New data on Pathways profits & climate track record 

Dubai, UAE – At COP28 members of civil society walked out of a Pathways Alliance event, in protest of the presence of these Big Polluters at COP28. The event was hosted at the Clean Resource Innovation Network pavilion. The event was initially scheduled as a panel discussion between the President of the Pathways Alliance, Kendal Dilling, Alberta’s Minister of Environment and others. However, at the last minute the organizers tried to back down and switch to an informal networking event. Members of civil society present in the room in overwhelming numbers pushed back. After a short question and answer in which Dilling did not adequately address the concerns and questions being raised, civil society walked out in protest.  

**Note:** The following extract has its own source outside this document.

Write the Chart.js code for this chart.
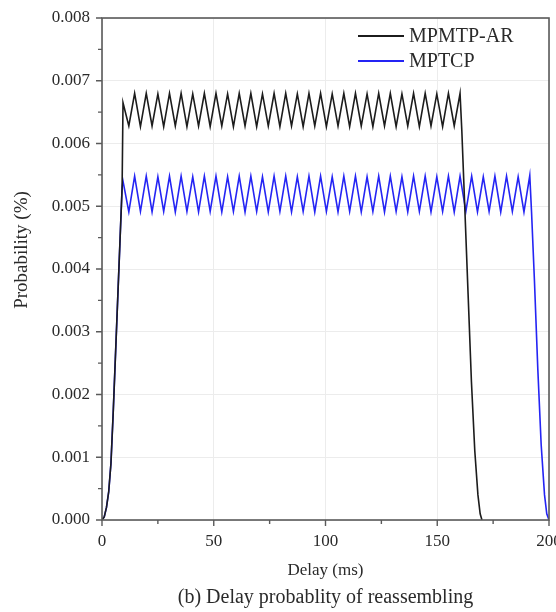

Alongside today’s activities, Environmental Defence Canada is also releasing new research on the Pathways Alliance, a coalition of the six largest tar sands companies in Canada. The key findings are:

  • The investments of the Pathways Alliance members remain overwhelmingly concentrated on oil and gas and are not aligned with Paris Agreement goals. Over the last four years (2019-2022), they collectively invested at least CAD $47.3 billion (USD $34 billion) in their fossil fuel operations.
  • Five of these companies recorded pre-tax profits of over CAD $45 billion (USD $33 billion) in 2022, more than double their profits in 2021 and four times their profits in 2019 (pre-pandemic). A 10 per cent windfall tax could have generated CAD $4.5 billion in the last year from these five companies alone. 
  • The Pathways Alliance claims that member companies have spent CAD $1.8 billion on phase one projects related to its proposed carbon capture network. This spending amounts to less than 4 per cent of the combined profits of five of six Pathways Alliance members. 

Link to folder with photographs and videos, found here.

Leading civil society and Indigenous organizations from Canada and around the world, some of which were involved in today’s actions, respond to the presence of the Pathways Alliance and other fossil fuel lobbyists at COP28:

Julia Levin, Associate Director, National Climate, Environmental Defence Canada

“It is obvious that the Pathways Alliance and the Government of Alberta are not at COP28 in good faith. Today, they tried to run away from civil society, rather than be held accountable for the ways in which they are continuing to prioritize profits over achieving climate outcomes. It is obvious that fossil fuel lobbyists realize that the writing is on the wall, and they are trying everything in their power to delay the inevitable outcome: a phase out of fossil fuel production.” 

Emily Lowan, Fossil Fuel Supply Campaigns Lead, Climate Action Network Canada

“The Pathways Alliance is here in a desperate attempt to distract from the issue at the heart of these talks — a fair phase-out of fossil fuels. The Pathways companies would rather hide behind greenwashed PR buys than use their record profits to invest in the real solutions, like a just transition for workers and scaling up of renewables. It’s a bait-and-switch and the international community isn’t buying it.”

Carole Monture, Indigenous Climate Action

“We cannot allow the business interests of polluters to shape false narratives at COP28 or at home. Carbon market mechanisms, like those being pushed by industry and government, depend on growing emissions from fossil fuel use. If there is no fossil fuel pollution there is no need for carbon market mechanisms. We cannot allow carbon markets and false solutions to continue to dominate the conversation and to delay real action. Real solutions rooted in Indigenous knowledge, justice, and self-determination.”

Joe Viipond, Canadian Association of Physicians for the Environment

“It’s painful to be at a climate conference, at a time when the urgency for rapid decarbonization is more evident than ever, and have the Canadian oil and gas industry being so overt in their greenwashing efforts. Framing climate action in Western Canada as essentially only CCS, with no discussion of the immense emissions from combustion, and the experimental and costly (financially and energy)nature of the  technology, is dishonest. We need to acknowledge that the only path to saving our climate from irreversible damage is a phase out of all fossil fuels, as quickly as possible.”

Nils Bartsch, Head of Oil & Gas Research, Urgewald

”Oil from Alberta’s tar sands is among the dirtiest fossil fuels on Earth. The extraction process involves destroying ancient boreal forests, blasting away topsoil, drilling deep into the ground and injecting steam to force the oil out – with devastating consequences for the local habitat. Instead of hiding behind false solutions like carbon capture and storage, companies in the Pathways Alliance and the Canadian government need to immediately stop tar sands extraction because the harms it does to indigenous communities, to nature, and to the climate are simply too grave to bear.“

ABOUT ENVIRONMENTAL DEFENCE (environmentaldefence.ca): Environmental Defence is a leading Canadian environmental advocacy organization that works with government, industry and individuals to defend clean water, a safe climate and healthy communities.